The authors’ original manuscript (or preprint) is available at SSRN. This is the version that we submitted for peer review in July 2016. The final version will be different, in part because of our revisions in response to the helpful peer reviews, and in part because we have expanded our original corpus by some 40% and plan to expand it further before publication. While we think these revisions greatly strengthen the essay, we don’t think that they invalidate this earlier version. So we are making the authors’ original manuscript available now following Oxford University Press’s policy.

This article relies on computational methods and so it has a number of related pieces. We’ve written two software packages for R that implement our method, the tokenizers package and the textreuse package, both separately peer reviewed by rOpenSci. This older working paper describes our method, and we wrote a brief essay for a digital history forum in Rechtsgeschichte. And of course there is the corpus of texts and the scripts to do the analysis and create the article and visualizations. This code and data is available in a GitHub repository. If you know your way around R and GNU Make you should be able to reproduce our results from that code, but we plan to make a more useable research compendium available when the final version is published.
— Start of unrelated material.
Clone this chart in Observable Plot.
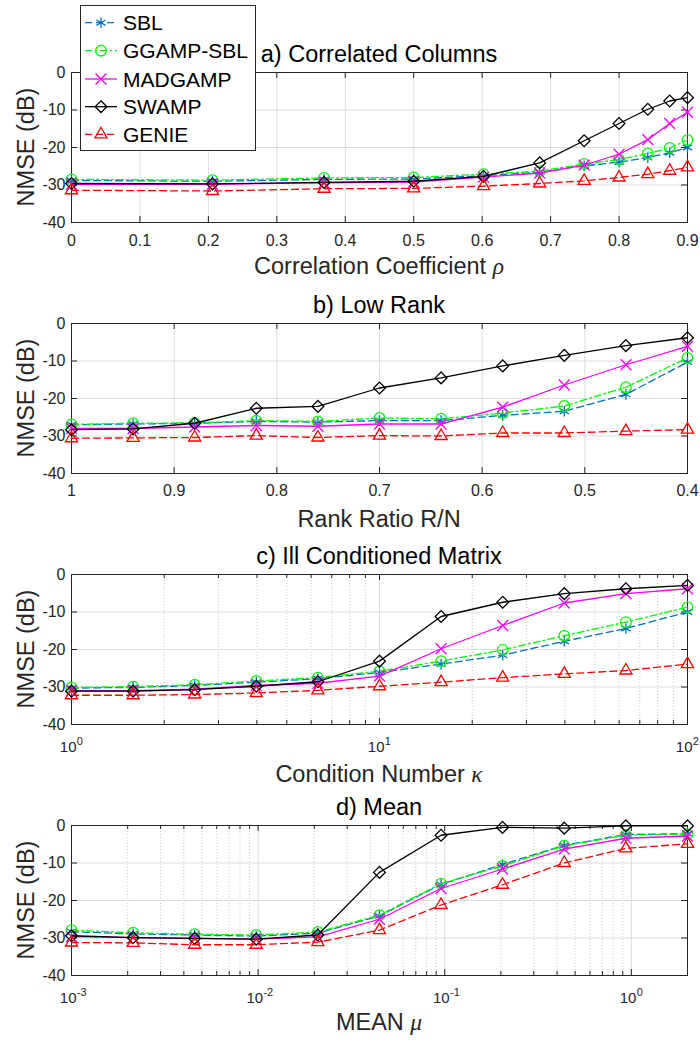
<!DOCTYPE html>
<html><head><meta charset="utf-8">
<script src="https://cdn.jsdelivr.net/npm/d3@7"></script>
<script src="https://cdn.jsdelivr.net/npm/@observablehq/plot@0.6"></script>
<style>
body{margin:0;background:#fff;}
#chart{position:relative;width:700px;height:1042px;font-family:"Liberation Sans",Arial,Helvetica,sans-serif;background:#fff;}
#chart svg{position:absolute;left:0;}
</style></head><body><div id="chart"></div>
<script>
// ---------- data ----------
const seriesNames = ["SBL", "GGAMP-SBL", "MADGAMP", "SWAMP", "GENIE"];
const yTicks = [0, -10, -20, -30, -40];

// a) Correlated Columns
const rhoValues = [0, 0.206, 0.369, 0.5, 0.602, 0.684, 0.749, 0.8, 0.842, 0.874, 0.9];
const sblA   = [-28.8, -29.0, -28.5, -28.4, -27.5, -26.6, -24.9, -23.9, -22.7, -21.4, -20.0];
const ggampA = [-28.5, -28.7, -28.1, -28.0, -27.1, -26.3, -24.4, -23.2, -21.6, -20.1, -18.0];
const madA   = [-29.8, -29.8, -29.4, -29.2, -27.9, -26.8, -24.7, -21.8, -17.9, -13.6, -10.6];
const swampA = [-29.6, -29.7, -29.3, -29.0, -27.7, -24.1, -18.2, -13.6, -9.8, -7.6, -6.7];
const genieA = [-31.4, -31.6, -31.0, -30.9, -30.3, -29.6, -28.9, -28.0, -27.1, -26.2, -25.3];
const xTicksA = [0, 0.1, 0.2, 0.3, 0.4, 0.5, 0.6, 0.7, 0.8, 0.9];
const xTickLabelsA = ["0", "0.1", "0.2", "0.3", "0.4", "0.5", "0.6", "0.7", "0.8", "0.9"];

// b) Low Rank
const rankRatio = [1, 0.94, 0.88, 0.82, 0.76, 0.70, 0.64, 0.58, 0.52, 0.46, 0.40];
const sblB   = [-27.0, -26.8, -26.6, -26.1, -26.3, -25.9, -25.9, -24.5, -23.4, -18.9, -10.3];
const ggampB = [-26.9, -26.6, -26.5, -25.9, -26.1, -25.2, -25.4, -23.9, -22.0, -17.0, -9.2];
const madB   = [-28.0, -28.0, -27.6, -27.2, -27.4, -26.8, -26.8, -22.3, -16.4, -11.0, -6.1];
const swampB = [-28.3, -28.1, -26.6, -22.6, -22.1, -17.2, -14.5, -11.3, -8.5, -5.9, -3.8];
const genieB = [-30.6, -30.5, -30.4, -29.9, -30.4, -29.9, -30.0, -29.2, -29.2, -28.7, -28.3];
const xTicksB = [1, 0.9, 0.8, 0.7, 0.6, 0.5, 0.4];
const xTickLabelsB = ["1", "0.9", "0.8", "0.7", "0.6", "0.5", "0.4"];

// c) Ill Conditioned Matrix
const kappa = [1, 1.585, 2.512, 3.981, 6.31, 10, 15.85, 25.12, 39.81, 63.1, 100];
const sblC   = [-30.3, -30.1, -29.6, -28.7, -27.8, -26.1, -23.9, -21.5, -17.8, -14.4, -10.0];
const ggampC = [-30.1, -29.9, -29.4, -28.4, -27.5, -25.8, -23.1, -20.1, -16.3, -12.7, -8.7];
const madC   = [-31.0, -31.0, -30.6, -29.6, -29.0, -27.1, -19.8, -13.6, -7.6, -5.1, -3.8];
const swampC = [-31.1, -31.1, -30.7, -29.8, -28.6, -23.1, -11.2, -7.4, -5.1, -3.8, -2.9];
const genieC = [-32.2, -32.2, -32.0, -31.6, -30.9, -29.8, -28.7, -27.5, -26.5, -25.6, -23.9];
const xTicksC = [1, 10, 100];
const xTickExpC = ["0", "1", "2"];
const xMinorC = [2, 3, 4, 5, 6, 7, 8, 9, 20, 30, 40, 50, 60, 70, 80, 90];

// d) Mean
const muValues = [0.001, 0.00214, 0.00457, 0.00977, 0.0209, 0.0447, 0.0956, 0.204, 0.437, 0.935, 2];
const sblD   = [-28.3, -28.9, -29.2, -29.5, -28.7, -24.1, -15.7, -10.4, -5.3, -2.4, -2.2];
const ggampD = [-27.9, -28.6, -29.0, -29.2, -28.4, -23.9, -15.5, -10.8, -5.4, -2.6, -2.3];
const madD   = [-29.6, -29.9, -30.1, -30.3, -29.7, -25.0, -16.8, -11.6, -6.3, -3.4, -2.8];
const swampD = [-29.4, -29.9, -30.1, -30.3, -29.2, -12.5, -2.6, -0.5, -0.7, -0.1, -0.1];
const genieD = [-31.2, -31.3, -31.8, -31.8, -31.1, -27.9, -21.2, -15.8, -10.0, -6.1, -4.9];
const xTicksD = [0.001, 0.01, 0.1, 1];
const xTickExpD = ["-3", "-2", "-1", "0"];
const xMinorD = [0.002, 0.003, 0.004, 0.005, 0.006, 0.007, 0.008, 0.009,
                 0.02, 0.03, 0.04, 0.05, 0.06, 0.07, 0.08, 0.09,
                 0.2, 0.3, 0.4, 0.5, 0.6, 0.7, 0.8, 0.9, 2];

// ---------- styles ----------
const seriesStyle = {
  "SBL":       {stroke: "#0072BD", dash: "7,4",     symbol: "asterisk",  r: 5},
  "GGAMP-SBL": {stroke: "#00FF00", dash: "7,3,2,3", symbol: "circle",    r: 5.3},
  "MADGAMP":   {stroke: "#FF00FF", dash: null,      symbol: "times",     r: 5},
  "SWAMP":     {stroke: "#000000", dash: null,      symbol: "diamond2",  r: 5.3},
  "GENIE":     {stroke: "#FF0000", dash: "7,4",     symbol: "triangle2", r: 5.8}
};
const FONT = '"Liberation Sans", Arial, Helvetica, sans-serif';
const AX = "#262626";
const W = 700, H = 251, ML = 71, MR = 13, MT = 42, MB = 59;
const PW = W - ML - MR, PH = H - MT - MB;

const panels = [
  {title: "a) Correlated Columns", xlabel: "Correlation Coefficient ", sym: "ρ", type: "linear", domain: [0, 0.9],
   xs: rhoValues, series: [sblA, ggampA, madA, swampA, genieA], ticks: xTicksA, labels: xTickLabelsA, minor: [], labelGap: 52, tickGap: 23},
  {title: "b) Low Rank", xlabel: "Rank Ratio R/N", sym: "", type: "linear", domain: [1, 0.4],
   xs: rankRatio, series: [sblB, ggampB, madB, swampB, genieB], ticks: xTicksB, labels: xTickLabelsB, minor: [], labelGap: 53.5, tickGap: 22},
  {title: "c) Ill Conditioned Matrix", xlabel: "Condition Number ", sym: "κ", type: "log", domain: [1, 100],
   xs: kappa, series: [sblC, ggampC, madC, swampC, genieC], ticks: xTicksC, exps: xTickExpC, minor: xMinorC, labelGap: 57.5, tickGap: 27},
  {title: "d) Mean", xlabel: "MEAN ", sym: "μ", type: "log", domain: [0.001, 2],
   xs: muValues, series: [sblD, ggampD, madD, swampD, genieD], ticks: xTicksD, exps: xTickExpD, minor: xMinorD, labelGap: 55, tickGap: 27}
];

const chart = document.getElementById("chart");

panels.forEach((p, i) => {
  const rows = [];
  seriesNames.forEach((name, s) => p.series[s].forEach((v, j) => rows.push({series: name, x: p.xs[j], y: v})));
  const marks = [];
  if (p.minor.length) {
    marks.push(Plot.ruleX(p.minor, {x: d => d, stroke: "#c9c9c9", strokeDasharray: "1,2"}));
  }
  marks.push(Plot.ruleX(p.ticks, {x: d => d, stroke: "#dedede"}));
  marks.push(Plot.ruleY(yTicks, {y: d => d, stroke: "#dedede"}));
  marks.push(Plot.frame({stroke: AX}));
  marks.push(Plot.tickX(p.ticks, {x: d => d, stroke: AX, insetTop: PH - 6}));
  marks.push(Plot.tickX(p.ticks, {x: d => d, stroke: AX, insetBottom: PH - 6}));
  if (p.minor.length) {
    marks.push(Plot.tickX(p.minor, {x: d => d, stroke: AX, insetTop: PH - 4}));
    marks.push(Plot.tickX(p.minor, {x: d => d, stroke: AX, insetBottom: PH - 4}));
  }
  marks.push(Plot.tickY(yTicks, {y: d => d, stroke: AX, insetRight: PW - 6}));
  marks.push(Plot.tickY(yTicks, {y: d => d, stroke: AX, insetLeft: PW - 6}));
  // y tick labels
  marks.push(Plot.text(yTicks, {y: d => d, frameAnchor: "left", dx: -6, textAnchor: "end", text: d => String(d), fontSize: 16, fill: AX}));
  // x tick labels
  if (p.type === "linear") {
    marks.push(Plot.text(p.ticks, {x: d => d, frameAnchor: "bottom", dy: p.tickGap, lineAnchor: "bottom", text: (d, k) => p.labels[k], fontSize: 16, fill: AX}));
  } else {
    marks.push(Plot.text(p.ticks, {x: d => d, frameAnchor: "bottom", dy: p.tickGap, dx: 5, textAnchor: "end", lineAnchor: "bottom", text: () => "10", fontSize: 15, fill: AX}));
    marks.push(Plot.text(p.ticks, {x: d => d, frameAnchor: "bottom", dy: p.tickGap - 7, dx: 5.3, textAnchor: "start", lineAnchor: "bottom", text: (d, k) => p.exps[k], fontSize: 11, fill: AX}));
  }
  // data
  seriesNames.forEach(name => {
    const st = seriesStyle[name];
    const d = rows.filter(r => r.series === name);
    marks.push(Plot.line(d, {x: "x", y: "y", stroke: st.stroke, strokeWidth: 1.3, strokeDasharray: st.dash}));
    marks.push(Plot.dot(d, {x: "x", y: "y", stroke: st.stroke, symbol: st.symbol, r: st.r, fill: "none", strokeWidth: 1.3}));
  });

  const svg = Plot.plot({
    width: W, height: H, marginLeft: ML, marginRight: MR, marginTop: MT, marginBottom: MB,
    x: {type: p.type, domain: p.domain, axis: null},
    y: {domain: [-40, 0], axis: null},
    style: {fontFamily: FONT, background: "transparent", overflow: "visible"},
    marks
  });
  svg.style.top = (30 + H * i) + "px";
  const s = d3.select(svg);
  s.append("text").attr("x", ML + PW / 2).attr("y", MT - 10).attr("text-anchor", "middle")
    .attr("font-size", 23.5).attr("fill", "#000").attr("font-family", FONT).text(p.title);
  const xl = s.append("text").attr("x", ML + PW / 2).attr("y", MT + PH + p.labelGap).attr("text-anchor", "middle")
    .attr("font-size", 23.5).attr("fill", AX).attr("font-family", FONT);
  xl.append("tspan").text(p.xlabel);
  if (p.sym) xl.append("tspan").attr("font-style", "italic").attr("font-family", '"Liberation Serif", "DejaVu Serif", serif').text(p.sym);
  s.append("text").attr("transform", `translate(33.5,${MT + PH / 2}) rotate(-90)`).attr("text-anchor", "middle")
    .attr("font-size", 23.5).attr("fill", AX).attr("font-family", FONT).text("NMSE (dB)");
  chart.appendChild(svg);
});

// ---------- legend ----------
const leg = d3.create("svg").attr("width", 177).attr("height", 147)
  .style("left", "80px").style("top", "5px").style("position", "absolute");
leg.append("rect").attr("x", 0.5).attr("y", 0.5).attr("width", 175).attr("height", 145)
  .attr("fill", "#fff").attr("stroke", AX).attr("stroke-width", 1);
const legY = [17.7, 45.7, 74, 101.7, 129.3];
const symMap = {asterisk: d3.symbolAsterisk, circle: d3.symbolCircle, times: d3.symbolTimes, diamond2: d3.symbolDiamond2, triangle2: d3.symbolTriangle2};
seriesNames.forEach((name, k) => {
  const st = seriesStyle[name];
  const g = leg.append("g").attr("transform", `translate(0,${legY[k]})`);
  g.append("line").attr("x1", 5).attr("x2", 37).attr("y1", 0).attr("y2", 0)
    .attr("stroke", st.stroke).attr("stroke-width", 1.3).attr("stroke-dasharray", st.dash);
  g.append("path").attr("transform", "translate(21,0)")
    .attr("d", d3.symbol(symMap[st.symbol], st.r * st.r * Math.PI)())
    .attr("fill", "none").attr("stroke", st.stroke).attr("stroke-width", 1.3);
  g.append("text").attr("x", 43).attr("y", 7.5).attr("font-size", 21).attr("fill", "#000")
    .attr("font-family", FONT).text(name);
});
chart.appendChild(leg.node());
</script></body></html>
While this research project has many spinoffs, it is in fact a spinoff of a much larger and more significant research project. Kellen Funk has nearly finished writing his Princeton dissertation on “The Lawyers’ Code: The Transformation of American Legal Practice,” of which this article is just a small piece. When that monograph is finished, it is going to be a work of scholarship that both American legal historians and historians of the nineteenth-century United States will need to reckon with.